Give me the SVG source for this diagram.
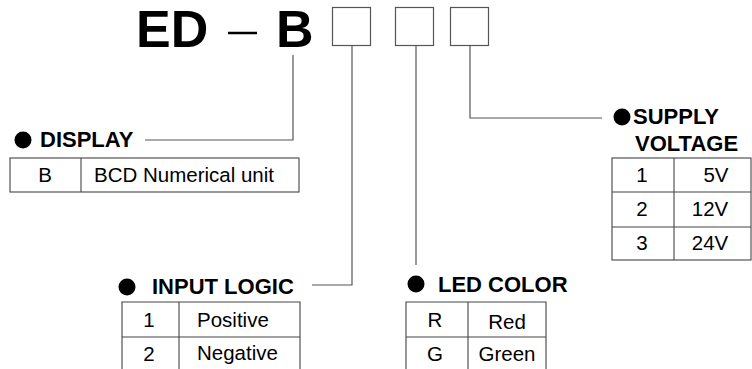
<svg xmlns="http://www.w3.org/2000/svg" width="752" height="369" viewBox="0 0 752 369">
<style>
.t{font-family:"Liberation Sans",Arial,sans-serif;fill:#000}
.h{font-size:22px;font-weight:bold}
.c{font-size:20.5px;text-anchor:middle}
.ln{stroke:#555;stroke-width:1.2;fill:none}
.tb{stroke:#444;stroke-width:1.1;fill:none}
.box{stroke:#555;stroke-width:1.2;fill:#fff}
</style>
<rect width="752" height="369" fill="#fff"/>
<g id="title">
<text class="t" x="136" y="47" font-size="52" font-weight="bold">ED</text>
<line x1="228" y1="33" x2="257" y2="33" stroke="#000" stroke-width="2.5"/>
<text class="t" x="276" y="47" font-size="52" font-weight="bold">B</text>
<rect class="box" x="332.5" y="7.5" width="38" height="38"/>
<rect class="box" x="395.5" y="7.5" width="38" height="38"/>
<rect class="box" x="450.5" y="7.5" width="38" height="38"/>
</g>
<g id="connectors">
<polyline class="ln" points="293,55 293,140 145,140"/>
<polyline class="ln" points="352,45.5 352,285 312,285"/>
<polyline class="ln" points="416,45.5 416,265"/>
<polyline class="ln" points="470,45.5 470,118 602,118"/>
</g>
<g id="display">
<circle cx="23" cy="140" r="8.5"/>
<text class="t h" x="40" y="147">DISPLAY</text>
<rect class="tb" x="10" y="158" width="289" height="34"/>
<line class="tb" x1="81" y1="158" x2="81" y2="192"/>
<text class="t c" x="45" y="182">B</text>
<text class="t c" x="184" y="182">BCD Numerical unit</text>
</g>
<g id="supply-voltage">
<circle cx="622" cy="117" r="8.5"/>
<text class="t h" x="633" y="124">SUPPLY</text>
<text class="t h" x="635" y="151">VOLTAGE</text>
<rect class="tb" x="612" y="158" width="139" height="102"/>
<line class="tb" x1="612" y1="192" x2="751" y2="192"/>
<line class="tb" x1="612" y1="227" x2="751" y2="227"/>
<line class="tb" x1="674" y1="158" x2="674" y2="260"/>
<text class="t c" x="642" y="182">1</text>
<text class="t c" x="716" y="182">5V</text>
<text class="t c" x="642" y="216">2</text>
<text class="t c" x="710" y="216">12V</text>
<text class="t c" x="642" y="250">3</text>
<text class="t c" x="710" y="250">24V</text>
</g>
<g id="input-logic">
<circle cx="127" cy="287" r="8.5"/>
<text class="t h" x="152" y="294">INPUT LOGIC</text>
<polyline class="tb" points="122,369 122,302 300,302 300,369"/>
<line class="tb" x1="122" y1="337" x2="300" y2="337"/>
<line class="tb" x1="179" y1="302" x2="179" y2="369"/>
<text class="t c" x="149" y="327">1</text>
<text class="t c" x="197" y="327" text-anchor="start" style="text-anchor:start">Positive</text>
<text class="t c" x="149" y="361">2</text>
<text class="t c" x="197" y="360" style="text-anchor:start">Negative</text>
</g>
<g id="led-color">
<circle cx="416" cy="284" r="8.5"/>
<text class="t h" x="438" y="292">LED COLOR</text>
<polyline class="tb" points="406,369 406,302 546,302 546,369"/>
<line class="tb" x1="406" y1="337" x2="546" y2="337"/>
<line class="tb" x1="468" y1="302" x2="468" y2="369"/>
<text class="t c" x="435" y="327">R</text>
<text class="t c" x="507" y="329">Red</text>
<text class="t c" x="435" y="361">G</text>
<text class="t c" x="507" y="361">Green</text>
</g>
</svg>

WORK TO BE COMPLETED:
Reproduce the listing exactly. Leave its pictures out.

WORKED ANSWER:
Give me the SVG source for this diagram.
<svg xmlns="http://www.w3.org/2000/svg" width="752" height="369" viewBox="0 0 752 369">
<style>
.t{font-family:"Liberation Sans",Arial,sans-serif;fill:#000}
.h{font-size:22px;font-weight:bold}
.c{font-size:20.5px;text-anchor:middle}
.ln{stroke:#555;stroke-width:1.2;fill:none}
.tb{stroke:#444;stroke-width:1.1;fill:none}
.box{stroke:#555;stroke-width:1.2;fill:#fff}
</style>
<rect width="752" height="369" fill="#fff"/>
<g id="title">
<text class="t" x="136" y="47" font-size="52" font-weight="bold">ED</text>
<line x1="228" y1="33" x2="257" y2="33" stroke="#000" stroke-width="2.5"/>
<text class="t" x="276" y="47" font-size="52" font-weight="bold">B</text>
<rect class="box" x="332.5" y="7.5" width="38" height="38"/>
<rect class="box" x="395.5" y="7.5" width="38" height="38"/>
<rect class="box" x="450.5" y="7.5" width="38" height="38"/>
</g>
<g id="connectors">
<polyline class="ln" points="293,55 293,140 145,140"/>
<polyline class="ln" points="352,45.5 352,285 312,285"/>
<polyline class="ln" points="416,45.5 416,265"/>
<polyline class="ln" points="470,45.5 470,118 602,118"/>
</g>
<g id="display">
<circle cx="23" cy="140" r="8.5"/>
<text class="t h" x="40" y="147">DISPLAY</text>
<rect class="tb" x="10" y="158" width="289" height="34"/>
<line class="tb" x1="81" y1="158" x2="81" y2="192"/>
<text class="t c" x="45" y="182">B</text>
<text class="t c" x="184" y="182">BCD Numerical unit</text>
</g>
<g id="supply-voltage">
<circle cx="622" cy="117" r="8.5"/>
<text class="t h" x="633" y="124">SUPPLY</text>
<text class="t h" x="635" y="151">VOLTAGE</text>
<rect class="tb" x="612" y="158" width="139" height="102"/>
<line class="tb" x1="612" y1="192" x2="751" y2="192"/>
<line class="tb" x1="612" y1="227" x2="751" y2="227"/>
<line class="tb" x1="674" y1="158" x2="674" y2="260"/>
<text class="t c" x="642" y="182">1</text>
<text class="t c" x="716" y="182">5V</text>
<text class="t c" x="642" y="216">2</text>
<text class="t c" x="710" y="216">12V</text>
<text class="t c" x="642" y="250">3</text>
<text class="t c" x="710" y="250">24V</text>
</g>
<g id="input-logic">
<circle cx="127" cy="287" r="8.5"/>
<text class="t h" x="152" y="294">INPUT LOGIC</text>
<polyline class="tb" points="122,369 122,302 300,302 300,369"/>
<line class="tb" x1="122" y1="337" x2="300" y2="337"/>
<line class="tb" x1="179" y1="302" x2="179" y2="369"/>
<text class="t c" x="149" y="327">1</text>
<text class="t c" x="197" y="327" text-anchor="start" style="text-anchor:start">Positive</text>
<text class="t c" x="149" y="361">2</text>
<text class="t c" x="197" y="360" style="text-anchor:start">Negative</text>
</g>
<g id="led-color">
<circle cx="416" cy="284" r="8.5"/>
<text class="t h" x="438" y="292">LED COLOR</text>
<polyline class="tb" points="406,369 406,302 546,302 546,369"/>
<line class="tb" x1="406" y1="337" x2="546" y2="337"/>
<line class="tb" x1="468" y1="302" x2="468" y2="369"/>
<text class="t c" x="435" y="327">R</text>
<text class="t c" x="507" y="329">Red</text>
<text class="t c" x="435" y="361">G</text>
<text class="t c" x="507" y="361">Green</text>
</g>
</svg>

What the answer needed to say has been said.